Back in Meier Grove Sheriff Paul Henderson had quickly formed a posse to pursue the men and they headed out of town in six private vehicles and two police cars about thirty minutes after the robbery.  Just as they did so Leo and Williams, who had stopped at an unknown location for fifteen minutes when their vehicle started to overheat, slid around a turn in the road that exposed them to Deputy McIntee.   As they came into view, driving at a very high speed and in a vehicle matching the radio broadcast description, the young law enforcement officer put his patrol car into gear and prepared to speed out and intercept the getaway vehicle.  

…to be continued

A Burning Cold Morning (Part 59)

When Leo awoke the next day, September 3, 1929, he could not have known that he was just nine days away from initiating a series of events which would leave him as a minor criminal celebrity and grant him the place of notoriety for which he had been looking for such a long time.  It began with him sitting on the low brick wall that ran behind the motel he was staying at, trying to put together a plan on what he was going to do next.  Much of his prison time had been consumed with thinking about bank robbery and he knew that was the direction in which he wanted go in regard to the future.  It was time for him to make a move into more serious crimes.  He felt he had accumulated a good amount of information over the years and was ready to take action.  The only limitation he put on himself was that he was not going to do anything illegal in New Munich, mostly out of a sense of responsibility toward Olivia, something he had not thought would really matter.  It did though, now that he was back and had seen her again, he just felt a kind of family connection and knew that she was seen as a respectable part of the community.  He did not want to ruin that.  

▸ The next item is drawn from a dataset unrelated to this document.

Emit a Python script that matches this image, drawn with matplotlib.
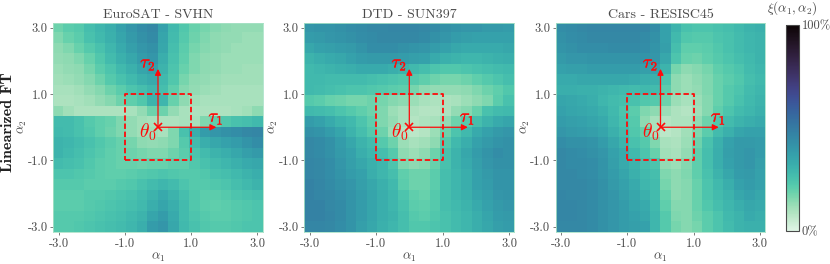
import numpy as np
import seaborn as sns
from matplotlib import pyplot as plt
from matplotlib import patheffects as pe

plt.rcParams['font.family'] = ['cmr10', 'DejaVu Serif']
plt.rcParams['mathtext.fontset'] = 'cm'
plt.rcParams['axes.unicode_minus'] = False
plt.rcParams['axes.formatter.use_mathtext'] = True

titles = ['EuroSAT - SVHN', 'DTD - SUN397', 'Cars - RESISC45']
tick_vals = [-3, -1, 1, 3]
tick_labels = ['-3.0', '-1.0', '1.0', '3.0']
alphas = np.linspace(-3, 3, 20)

# rows go from alpha2 = 3 (top) down to alpha2 = -3
euro_svhn = [
    [18,21,22,26,29,32,36,40,43,45,36,28,23,19,17,15,14,13,13,13],
    [16,19,21,25,28,31,35,39,42,44,35,27,22,18,16,14,13,13,12,12],
    [14,16,19,22,25,29,33,37,40,42,34,26,21,17,15,14,13,12,12,12],
    [13,14,16,19,23,27,31,34,38,40,32,25,20,16,14,13,12,12,12,12],
    [12,13,14,17,21,24,28,31,35,37,30,24,19,16,14,13,12,12,11,11],
    [11,12,13,15,18,22,25,28,31,33,28,23,17,14,13,12,11,11,11,11],
    [10,10,11,13,15,18,21,24,26,29,26,20,15,13,12,11,10,10,10,10],
    [9,9,10,11,13,15,18,20,23,30,29,19,14,11,10,10,10,10,10,10],
    [14,11,9,9,9,9,9,10,13,18,18,13,10,9,9,9,9,10,11,14],
    [27,27,25,22,20,19,16,13,11,10,9,9,10,10,16,20,23,25,26,28],
    [28,27,25,23,20,18,16,13,11,11,10,16,25,32,38,40,42,43,45,46],
    [30,29,27,25,23,21,19,17,14,13,14,16,22,27,32,34,36,38,41,43],
    [30,28,26,24,22,20,19,18,17,16,16,18,21,24,27,30,32,34,37,39],
    [27,26,25,23,21,20,19,19,18,19,19,20,20,23,25,27,29,31,33,34],
    [24,24,23,22,21,20,20,21,22,23,24,23,22,22,23,25,26,28,30,32],
    [22,22,22,21,21,21,22,23,25,27,29,27,24,22,22,23,24,26,28,30],
    [21,21,21,22,22,23,24,25,27,30,33,30,26,23,21,21,22,24,25,26],
    [21,21,21,22,23,24,25,26,28,32,35,32,27,23,21,20,21,22,23,24],
    [22,22,22,23,24,25,26,28,30,35,38,33,27,24,22,21,21,22,23,24],
    [22,22,23,24,25,26,27,29,32,38,40,34,28,25,23,22,22,23,24,24],
]

dtd_sun = [
    [40,41,41,42,43,44,45,45,46,46,46,45,44,42,41,40,40,39,39,38],
    [38,39,40,41,42,43,44,45,45,45,45,44,42,40,38,37,36,36,36,36],
    [34,36,37,38,39,41,43,43,43,42,41,40,38,36,34,33,33,33,33,34],
    [30,32,33,34,36,38,39,39,39,38,37,36,33,31,30,29,29,30,31,32],
    [28,29,30,31,32,33,33,33,32,30,28,26,24,23,23,24,25,26,27,28],
    [28,28,27,27,27,27,26,25,24,23,22,20,18,17,17,18,20,22,24,26],
    [28,27,26,25,24,24,23,22,21,20,17,14,13,13,13,14,16,18,20,23],
    [22,21,19,18,17,17,18,17,15,14,12,10,9,9,10,12,14,16,21,25],
    [28,27,26,24,22,20,18,16,12,10,9,8,8,9,13,15,19,25,27,28],
    [38,36,33,30,28,24,20,16,13,10,8,9,10,13,18,22,26,30,33,35],
    [42,41,38,35,30,26,22,18,12,8,7,8,12,18,24,28,33,36,39,40],
    [45,44,42,38,34,30,27,22,18,12,10,11,14,22,28,32,36,39,41,42],
    [45,44,42,39,36,32,29,26,22,14,12,14,18,25,30,34,38,41,43,42],
    [46,45,43,40,37,34,31,29,24,16,14,15,19,25,30,33,37,40,42,42],
    [46,45,43,41,38,36,32,29,26,20,18,18,21,26,29,32,36,39,41,41],
    [47,46,44,42,40,37,34,31,28,21,18,18,21,26,29,32,36,38,41,41],
    [47,46,45,43,41,38,35,32,29,24,20,19,22,26,29,31,35,37,40,41],
    [47,47,45,44,41,38,35,32,29,25,21,20,22,26,28,30,33,36,39,40],
    [47,47,46,44,41,38,35,32,30,26,22,21,23,25,27,29,32,35,38,39],
    [46,46,45,43,41,37,34,31,29,26,23,23,24,25,27,29,32,34,37,38],
]

cars_resisc = [
    [43,44,45,46,46,46,46,46,46,43,36,30,25,24,24,25,26,28,30,31],
    [42,43,44,45,45,45,45,45,44,42,36,28,23,22,22,24,25,27,29,30],
    [41,42,43,43,43,44,44,44,43,41,37,26,20,20,21,23,25,27,29,30],
    [39,40,40,41,41,41,41,41,41,40,34,24,19,18,20,22,24,26,28,30],
    [36,37,37,38,38,38,38,38,37,36,30,17,14,15,17,20,22,24,27,29],
    [33,33,34,34,34,34,34,33,32,31,24,14,12,14,16,19,21,23,26,28],
    [32,32,31,31,30,29,28,27,28,27,21,14,12,13,16,19,22,24,27,29],
    [35,34,33,32,29,27,26,25,23,22,18,12,10,12,15,19,22,25,28,30],
    [36,35,34,33,31,28,24,21,16,14,12,9,8,11,15,20,24,27,29,31],
    [38,37,36,35,33,29,25,22,14,10,8,9,9,13,18,23,27,30,32,33],
    [40,39,38,37,35,31,27,23,19,10,7,8,11,16,21,27,31,35,36,36],
    [43,42,42,41,38,34,30,25,22,16,10,9,12,18,25,31,36,39,39,38],
    [45,44,43,42,40,36,33,28,24,19,11,10,13,20,26,32,37,39,40,38],
    [45,44,44,43,41,37,33,30,26,24,13,12,15,20,26,32,36,39,40,37],
    [45,45,44,43,41,38,35,31,28,26,16,14,16,20,25,30,34,38,39,36],
    [45,45,45,44,42,39,36,33,29,27,17,14,15,19,24,28,32,36,38,36],
    [46,45,45,44,42,40,37,34,31,27,19,14,15,19,24,27,30,34,36,34],
    [46,46,45,44,42,40,38,35,33,28,20,15,15,19,23,26,29,32,34,33],
    [46,46,45,44,42,40,38,36,34,29,22,16,15,18,21,24,28,30,33,32],
    [45,45,45,44,42,40,38,37,36,29,22,17,15,17,21,24,27,30,31,31],
]

panels = [euro_svhn, dtd_sun, cars_resisc]
W, H = 830.0, 264.0
boxes = [(53.3, 262.7), (304.3, 514.3), (556.0, 765.0)]
top, bottom = 22.5, 232.0
grey = '#4a4a4a'
red = '#ff0a0a'
bold_stroke = [pe.withStroke(linewidth=0.25, foreground=red)]

cmap = sns.color_palette('mako_r', as_cmap=True)
fig = plt.figure(figsize=(8.3, 2.64), dpi=100)

for i, (x0, x1) in enumerate(boxes):
    ax = fig.add_axes([x0/W, 1 - bottom/H, (x1 - x0)/W, (bottom - top)/H])
    step = alphas[1] - alphas[0]
    im = ax.imshow(panels[i], cmap=cmap, vmin=0, vmax=100, aspect='auto',
                   extent=[alphas[0]-step/2, alphas[-1]+step/2, alphas[0]-step/2, alphas[-1]+step/2])
    ax.set_xticks(tick_vals)
    ax.set_xticklabels(tick_labels)
    ax.set_yticks(tick_vals)
    ax.set_yticklabels(tick_labels)
    ax.tick_params(labelsize=9, length=2, width=0.5, pad=2, colors=grey)
    ax.set_xlabel(r'$\alpha_1$', fontsize=9.5, color=grey, labelpad=1)
    ax.set_ylabel(r'$\alpha_2$', fontsize=9.5, color=grey, labelpad=-1)
    ax.set_title(titles[i], fontsize=10, color=grey, pad=3)
    for s in ax.spines.values():
        s.set_color('#a8e2c6')
        s.set_linewidth(0.6)

    # search box around the solution
    ax.plot([-1, 1, 1, -1, -1], [-1, -1, 1, 1, -1], color=red, ls='--', lw=1.3, dashes=(3, 1.5))
    ax.annotate('', xy=(1.76, 0), xytext=(0, 0),
                arrowprops=dict(arrowstyle='-|>', color=red, lw=0.9, mutation_scale=9, shrinkA=0, shrinkB=0))
    ax.annotate('', xy=(0, 1.76), xytext=(0, 0),
                arrowprops=dict(arrowstyle='-|>', color=red, lw=0.9, mutation_scale=9, shrinkA=0, shrinkB=0))
    ax.plot([0], [0], marker='x', color=red, ms=6, mew=1.2)
    ax.text(1.75, 0.25, r'$\tau_1$', color=red, fontsize=13, ha='center', va='center', path_effects=bold_stroke)
    ax.text(-0.3, 1.88, r'$\tau_2$', color=red, fontsize=13, ha='center', va='center', path_effects=bold_stroke)
    ax.text(-0.3, -0.15, r'$\theta_0$', color=red, fontsize=14, ha='center', va='center')

fig.text(8/W, 1 - 122/H, 'Linearized FT', rotation=90, fontsize=11.5, family='cmb10',
         color='#222222', ha='center', va='center')

cax = fig.add_axes([786/W, 1 - 230.5/H, 13/W, 206/H])
cb = fig.colorbar(im, cax=cax)
cb.set_ticks([0, 100])
cb.set_ticklabels(['0%', '100%'])
cb.ax.tick_params(labelsize=9, length=0, pad=2, colors=grey)
cb.outline.set_edgecolor(grey)
cb.outline.set_linewidth(0.8)
fig.text(792/W, 1 - 8/H, r'$\xi(\alpha_1,\alpha_2)$', fontsize=9.5, color=grey, ha='center', va='center')

fig.savefig('out.png', dpi=100)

He spent the remainder of the morning sitting in his room at the small table by the window, writing down some ideas on nearby towns to scout for potential targets.  Around eleven-thirty he had gone into the bathroom and when he came back out was surprised to find Olivia standing in his room right next to the table at which he had been writing.  His notebook was open and he hastened over to close it while attempting to not seem too concerned.  He did not know it at the time but she had indeed looked over the page and had made a mental note of a few things that were written down.  Olivia then invited him to lunch, which he declined, and she left after a few more minutes of conversation.  Leo, resolved to get things into motion as quickly as possible, got into his Essex and drove out of town for the day.

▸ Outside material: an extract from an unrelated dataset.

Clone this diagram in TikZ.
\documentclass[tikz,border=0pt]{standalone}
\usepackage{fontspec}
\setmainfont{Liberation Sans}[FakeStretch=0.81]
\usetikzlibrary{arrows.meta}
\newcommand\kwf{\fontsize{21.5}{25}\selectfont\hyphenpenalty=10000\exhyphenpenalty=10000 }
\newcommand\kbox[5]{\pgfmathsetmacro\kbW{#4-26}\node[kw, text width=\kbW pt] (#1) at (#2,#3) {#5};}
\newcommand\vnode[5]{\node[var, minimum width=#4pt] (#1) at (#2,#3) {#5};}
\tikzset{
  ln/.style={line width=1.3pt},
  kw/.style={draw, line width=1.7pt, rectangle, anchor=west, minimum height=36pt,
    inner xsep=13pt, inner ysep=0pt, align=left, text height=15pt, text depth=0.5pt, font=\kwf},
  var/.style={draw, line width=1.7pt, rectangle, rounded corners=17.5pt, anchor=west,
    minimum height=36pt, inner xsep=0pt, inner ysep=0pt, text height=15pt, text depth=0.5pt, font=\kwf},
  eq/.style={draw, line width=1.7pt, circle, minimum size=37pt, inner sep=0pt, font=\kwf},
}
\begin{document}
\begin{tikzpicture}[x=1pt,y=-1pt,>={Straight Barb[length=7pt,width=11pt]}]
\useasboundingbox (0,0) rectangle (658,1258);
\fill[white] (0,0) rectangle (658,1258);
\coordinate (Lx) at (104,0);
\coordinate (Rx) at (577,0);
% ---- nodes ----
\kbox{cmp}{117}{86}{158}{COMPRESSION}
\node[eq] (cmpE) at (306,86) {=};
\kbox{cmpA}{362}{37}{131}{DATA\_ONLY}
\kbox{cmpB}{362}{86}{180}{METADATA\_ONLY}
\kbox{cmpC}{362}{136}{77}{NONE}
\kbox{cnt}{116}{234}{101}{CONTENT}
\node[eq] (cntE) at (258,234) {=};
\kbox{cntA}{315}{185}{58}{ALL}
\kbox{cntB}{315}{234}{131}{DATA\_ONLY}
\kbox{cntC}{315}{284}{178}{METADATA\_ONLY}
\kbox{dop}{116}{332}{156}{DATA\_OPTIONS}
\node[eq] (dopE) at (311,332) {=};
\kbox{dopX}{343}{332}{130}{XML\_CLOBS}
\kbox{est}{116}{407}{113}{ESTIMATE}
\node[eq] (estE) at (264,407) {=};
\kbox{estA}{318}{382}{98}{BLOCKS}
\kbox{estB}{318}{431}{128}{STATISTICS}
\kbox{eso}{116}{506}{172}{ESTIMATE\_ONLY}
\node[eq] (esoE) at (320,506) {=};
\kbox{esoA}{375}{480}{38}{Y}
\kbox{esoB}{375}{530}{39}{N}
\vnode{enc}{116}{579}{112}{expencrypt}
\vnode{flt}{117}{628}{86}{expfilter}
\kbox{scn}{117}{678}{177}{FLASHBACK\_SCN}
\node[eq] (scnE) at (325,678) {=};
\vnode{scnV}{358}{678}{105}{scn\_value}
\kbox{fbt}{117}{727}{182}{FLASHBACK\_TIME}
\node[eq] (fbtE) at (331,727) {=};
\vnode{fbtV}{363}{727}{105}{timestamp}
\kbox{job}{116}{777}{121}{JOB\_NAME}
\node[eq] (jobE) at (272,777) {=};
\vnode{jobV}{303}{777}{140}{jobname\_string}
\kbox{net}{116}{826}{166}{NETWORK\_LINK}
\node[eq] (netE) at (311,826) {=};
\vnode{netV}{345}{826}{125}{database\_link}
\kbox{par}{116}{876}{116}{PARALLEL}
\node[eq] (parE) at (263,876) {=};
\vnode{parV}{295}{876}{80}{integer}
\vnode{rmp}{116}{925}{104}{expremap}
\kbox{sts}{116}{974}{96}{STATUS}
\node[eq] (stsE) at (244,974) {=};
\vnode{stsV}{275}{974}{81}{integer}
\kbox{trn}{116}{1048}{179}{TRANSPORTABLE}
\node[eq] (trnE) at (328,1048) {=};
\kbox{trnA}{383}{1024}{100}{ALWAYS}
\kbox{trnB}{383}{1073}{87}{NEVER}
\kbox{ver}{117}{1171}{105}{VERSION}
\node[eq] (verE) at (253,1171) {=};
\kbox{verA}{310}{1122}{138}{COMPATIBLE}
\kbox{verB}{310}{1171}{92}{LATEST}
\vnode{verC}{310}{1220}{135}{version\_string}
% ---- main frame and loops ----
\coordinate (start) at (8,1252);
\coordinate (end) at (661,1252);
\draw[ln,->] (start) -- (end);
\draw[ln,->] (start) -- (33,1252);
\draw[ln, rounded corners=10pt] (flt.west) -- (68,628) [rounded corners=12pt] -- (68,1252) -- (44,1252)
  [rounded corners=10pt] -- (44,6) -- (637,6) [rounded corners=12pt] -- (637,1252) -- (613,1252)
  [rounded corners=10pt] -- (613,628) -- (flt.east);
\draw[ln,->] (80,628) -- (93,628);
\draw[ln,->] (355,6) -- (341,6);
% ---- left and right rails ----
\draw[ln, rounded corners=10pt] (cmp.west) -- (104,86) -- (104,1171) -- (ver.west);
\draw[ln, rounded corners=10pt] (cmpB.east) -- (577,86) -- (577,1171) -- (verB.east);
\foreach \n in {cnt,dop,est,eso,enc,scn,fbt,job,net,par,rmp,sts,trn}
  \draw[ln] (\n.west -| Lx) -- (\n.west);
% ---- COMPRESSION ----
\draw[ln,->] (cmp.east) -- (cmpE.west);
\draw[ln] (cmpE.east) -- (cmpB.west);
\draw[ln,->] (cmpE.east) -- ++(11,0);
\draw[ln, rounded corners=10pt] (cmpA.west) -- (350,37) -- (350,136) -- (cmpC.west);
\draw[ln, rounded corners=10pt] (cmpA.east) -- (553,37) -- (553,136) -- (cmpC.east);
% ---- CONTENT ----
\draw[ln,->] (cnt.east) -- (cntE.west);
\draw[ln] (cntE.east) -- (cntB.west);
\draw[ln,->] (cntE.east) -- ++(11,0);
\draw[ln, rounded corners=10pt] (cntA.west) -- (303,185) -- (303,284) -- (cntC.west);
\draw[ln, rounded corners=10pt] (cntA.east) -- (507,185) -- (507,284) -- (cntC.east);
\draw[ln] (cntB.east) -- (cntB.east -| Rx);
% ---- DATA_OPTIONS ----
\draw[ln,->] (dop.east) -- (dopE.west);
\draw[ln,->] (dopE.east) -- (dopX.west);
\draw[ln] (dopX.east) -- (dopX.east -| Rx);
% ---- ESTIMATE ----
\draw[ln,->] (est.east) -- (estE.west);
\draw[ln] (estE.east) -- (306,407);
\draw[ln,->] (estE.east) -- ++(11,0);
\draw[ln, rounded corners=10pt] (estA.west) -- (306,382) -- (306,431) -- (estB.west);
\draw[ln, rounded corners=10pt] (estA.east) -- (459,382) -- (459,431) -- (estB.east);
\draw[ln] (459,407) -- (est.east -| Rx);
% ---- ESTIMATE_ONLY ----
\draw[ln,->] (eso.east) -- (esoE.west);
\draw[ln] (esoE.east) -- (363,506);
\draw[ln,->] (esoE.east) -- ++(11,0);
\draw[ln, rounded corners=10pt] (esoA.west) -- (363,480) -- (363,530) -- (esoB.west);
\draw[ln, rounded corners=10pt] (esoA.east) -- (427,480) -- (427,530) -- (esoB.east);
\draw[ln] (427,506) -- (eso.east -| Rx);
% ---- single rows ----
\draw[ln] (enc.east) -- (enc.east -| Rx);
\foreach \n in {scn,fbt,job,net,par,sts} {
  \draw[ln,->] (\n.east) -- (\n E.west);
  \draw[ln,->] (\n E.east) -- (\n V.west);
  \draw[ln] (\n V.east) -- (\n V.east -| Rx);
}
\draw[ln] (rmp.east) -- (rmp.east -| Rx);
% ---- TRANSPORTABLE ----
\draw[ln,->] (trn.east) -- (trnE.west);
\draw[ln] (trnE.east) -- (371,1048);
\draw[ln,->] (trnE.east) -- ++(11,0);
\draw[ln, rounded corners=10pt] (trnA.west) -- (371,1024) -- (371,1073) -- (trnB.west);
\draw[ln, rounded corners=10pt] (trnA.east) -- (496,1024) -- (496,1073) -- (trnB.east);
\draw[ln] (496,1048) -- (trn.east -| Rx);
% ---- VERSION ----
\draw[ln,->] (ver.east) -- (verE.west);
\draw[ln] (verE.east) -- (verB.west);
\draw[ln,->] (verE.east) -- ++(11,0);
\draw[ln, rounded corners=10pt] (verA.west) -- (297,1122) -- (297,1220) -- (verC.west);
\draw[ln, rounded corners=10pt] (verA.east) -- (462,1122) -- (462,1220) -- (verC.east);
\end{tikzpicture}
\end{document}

The communities closest to New Munich included Greenwald, Melrose and Freeport, and Leo drove through all of them scouting out the banks.  It was in Meire Grove though that he found a promising opportunity.  The First State Bank of Meire Grove was a small brick building situated on a road near the edge of that town.  This road branched off into two directions about three hundred feet from the building, giving Leo a choice on escape routes and also potentially adding to the difficulty for police in pursuing him.  Pulling over under a tree near the bank, he got out his notebook and sketched a map of the area.  Then he walked into the bank and pretended to be lost, asking a clerk for directions to Melrose.   Chatting with that man for a few minutes, Leo took in the general layout of the bank and tried to assess the place for any potential pitfalls or problems.  When he left, he felt fairly confident that he had found his target, and he spent the next eight days doing more scouting and planning.  He was ready by the evening of September 11th and he went to bed that night with a strange nervousness in his system, one that made his stomach uneasy and caused him to have difficulty falling asleep.

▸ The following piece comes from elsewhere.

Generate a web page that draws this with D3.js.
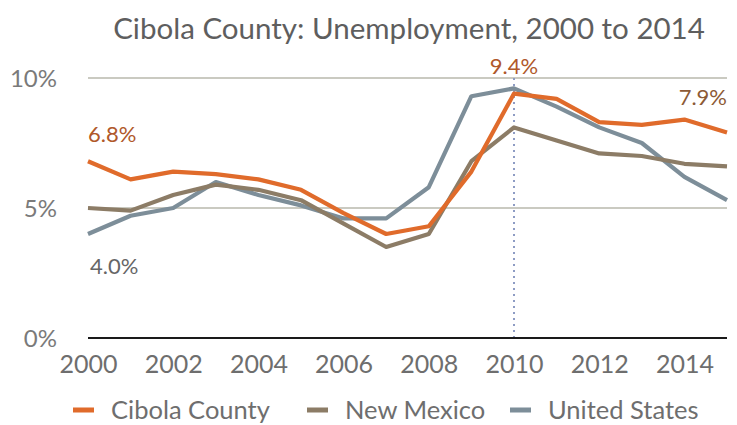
<!DOCTYPE html>
<html>
<head>
<meta charset="utf-8">
<script src="https://cdn.jsdelivr.net/npm/d3@7"></script>
<style>
  html, body { margin: 0; padding: 0; background: #fff; }
  svg { display: block; font-family: Lato, "Open Sans", sans-serif; }
</style>
</head>
<body>
<svg id="chart" width="737" height="425"></svg>
<script>
// ---- data ----
const years = [2000,2001,2002,2003,2004,2005,2006,2007,2008,2009,2010,2011,2012,2013,2014,2015];
const cibola     = [6.8,6.1,6.4,6.3,6.1,5.7,4.8,4.0,4.3,6.4,9.4,9.2,8.3,8.2,8.4,7.9];
const newMexico  = [5.0,4.9,5.5,5.9,5.7,5.3,4.4,3.5,4.0,6.8,8.1,7.6,7.1,7.0,6.7,6.6];
const unitedStates = [4.0,4.7,5.0,6.0,5.5,5.1,4.6,4.6,5.8,9.3,9.6,8.9,8.1,7.5,6.2,5.3];
const seriesNames = ["Cibola County","New Mexico","United States"];
const xTicks = [2000,2002,2004,2006,2008,2010,2012,2014];
const yTicks = [0,5,10];
const markerYear = 2010;
const titleText = "Cibola County: Unemployment, 2000 to 2014";

const colors = {"Cibola County":"#E06B2B","New Mexico":"#8C7C66","United States":"#7D8E99"};
const seriesData = {"Cibola County":cibola,"New Mexico":newMexico,"United States":unitedStates};

const svg = d3.select("#chart");
const x = d3.scaleLinear().domain([2000, 2015]).range([88, 727]);
const y = d3.scaleLinear().domain([0, 10]).range([338, 78]);

// title
const title = svg.append("text")
  .attr("x", 409).attr("y", 39)
  .attr("text-anchor","middle")
  .attr("fill","#5e5e5e")
  .style("font-size","29px")
  .text(titleText);
{
  const w = title.node().getComputedTextLength();
  const target = 592;
  title.style("font-size", (29 * target / w).toFixed(2) + "px");
}

// gridlines (5%, 10%)
svg.append("g").selectAll("line")
  .data(yTicks.filter(d => d > 0))
  .join("line")
  .attr("x1", x(2000)).attr("x2", x(2015))
  .attr("y1", d => y(d)).attr("y2", d => y(d))
  .attr("stroke","#B9B9AC").attr("stroke-width",1.6);

// y axis labels
const yAxis = d3.axisLeft(y).tickValues(yTicks).tickFormat(d => d + "%").tickSize(0).tickPadding(0);
svg.append("g").attr("transform","translate(57,0)").call(yAxis)
  .call(g => g.select(".domain").remove())
  .call(g => g.selectAll("text").attr("fill","#7a7a7a").style("font-size","24px").style("font-family","Lato, sans-serif").attr("dy","0.35em"));

// vertical dotted marker
svg.append("line")
  .attr("x1", x(markerYear)).attr("x2", x(markerYear))
  .attr("y1", y(10)).attr("y2", y(0))
  .attr("stroke","#8E9CC4").attr("stroke-width",2)
  .attr("stroke-dasharray","2,4");

// zero baseline
svg.append("line")
  .attr("x1", x(2000)).attr("x2", x(2015))
  .attr("y1", y(0)).attr("y2", y(0))
  .attr("stroke","#1a1a1a").attr("stroke-width",2);

// x axis labels
const xAxis = d3.axisBottom(x).tickValues(xTicks).tickFormat(d3.format("d")).tickSize(0).tickPadding(0);
svg.append("g").attr("transform","translate(0,352)").call(xAxis)
  .call(g => g.select(".domain").remove())
  .call(g => g.selectAll("text").attr("fill","#6e6e6e").style("font-size","25px").style("font-family","Lato, sans-serif").attr("dy","0.85em"));

// lines
const line = d3.line().x((d,i) => x(years[i])).y(d => y(d));
["United States","New Mexico","Cibola County"].forEach(name => {
  svg.append("path")
    .datum(seriesData[name])
    .attr("fill","none")
    .attr("stroke", colors[name])
    .attr("stroke-width",4.2)
    .attr("stroke-linejoin","round")
    .attr("d", line);
});

// data labels
const labels = [
  {series:"Cibola County", year:2000, dx: 0,  dy:-19, anchor:"start", color:"#B0582A"},
  {series:"United States", year:2000, dx: 2,  dy: 40, anchor:"start", color:"#666666"},
  {series:"Cibola County", year:2010, dx: 0,  dy:-20, anchor:"middle", color:"#B0582A"},
  {series:"Cibola County", year:2015, dx: 0,  dy:-28, anchor:"end", color:"#8C5A35"}
];
svg.append("g").selectAll("text")
  .data(labels).join("text")
  .attr("x", d => x(d.year) + d.dx)
  .attr("y", d => y(seriesData[d.series][years.indexOf(d.year)]) + d.dy)
  .attr("text-anchor", d => d.anchor)
  .attr("fill", d => d.color)
  .style("font-size","22px")
  .text(d => d3.format(".1f")(seriesData[d.series][years.indexOf(d.year)]) + "%");

// legend
const legendX = [73, 307, 510];
const lg = svg.append("g").selectAll("g").data(seriesNames).join("g")
  .attr("transform", (d,i) => `translate(${legendX[i]},410)`);
lg.append("rect").attr("x",0).attr("y",-2.5).attr("width",21).attr("height",5).attr("fill", d => colors[d]);
lg.append("text").attr("x",38).attr("y",9).attr("fill","#6e6e6e").style("font-size","25.5px").text(d => d);
</script>
</body>
</html>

The robbery itself seemed anti-climatic to Leo, especially when he had the opportunity later to look back on it.  His plan had been to commit the hold-up by himself, partly because he did not want to split the money but more due to the fact that he really did not have any criminal connections in the area.  He wanted to get this robbery done and over with so he had some cash and could maybe start putting together his own gang.  That was how he pulled it off too, just Leo going into the bank and sticking a gun into the cashier’s face, despite the fact that some later newspaper reports would say several men were involved.  After getting the  money, which amounted to eight hundred sixty dollars, from the bank, he took off toward the Twin Cities and abandoned the Essex on a street near the Mississippi river in downtown Minneapolis.  He then walked to the Marlborough Hotel and registered under the name Leo Humford, figuring that slight variation should be enough to conceal his true identity.  It also was an alias he had not previously used, at least as far as can be determined from historical records.  As he was walking out of the hotel lobby to go to his room, the hotel’s extroverted janitor Otto Knaack commented that Leo was a, “nifty dresser,” a comment which of course got Leo’s attention.  He spoke to the man for several minutes after that as the floor was wet from just being mopped.  That conversation quickly went from that brief compliment into a rambling discussion of Otto’s family, his recent stint in jail for punching a man he thought had insulted a hotel guest, and why he did not like Ford motor cars.  During this conversation Leo even discussed his opinion of Louisville after Otto mentioned he had a sister living there and working as a seamstress.   As he said good-night to Otto, he made the further mistake of thinking they shared some kind of criminal bond due to the jail time the janitor had mentioned.  Leo told Otto that he would pay him generously for any info he could bring to him in regard to potential police activity around the hotel.  It was more conversation than an on-the-run bank robber should have had and it would come back to haunt Leo. 

St Cloud Daily Times Headline 12 Sept 1929 - Evening Edition

St Cloud Daily Times Headline 12 Sept 1929 – Evening Edition

Back in Meire Grove, law enforcement was at a dead end in regard to trying to to apprehend whomever had robbed the First State Bank.  They had a description of the man, a few conflicting ones on the vehicle and that was about it.  The information went out to all local police agencies and it was of course picked up on by reporters, with the story running on the front page of the next day’s newspaper.  In New Munich Olivia read that article while drinking coffee after breakfast and recalled immediately that Meier Grove was one of the town names she had seen written in Leo’s notebook.  She had not been quite sure at the time what it related to, and was still not certain, but after some soul-searching she made contact with the police.  The information she gave them was unknown to a peacefully resting Leo who had just asked Otto to go out to a local diner and pick him up some lunch.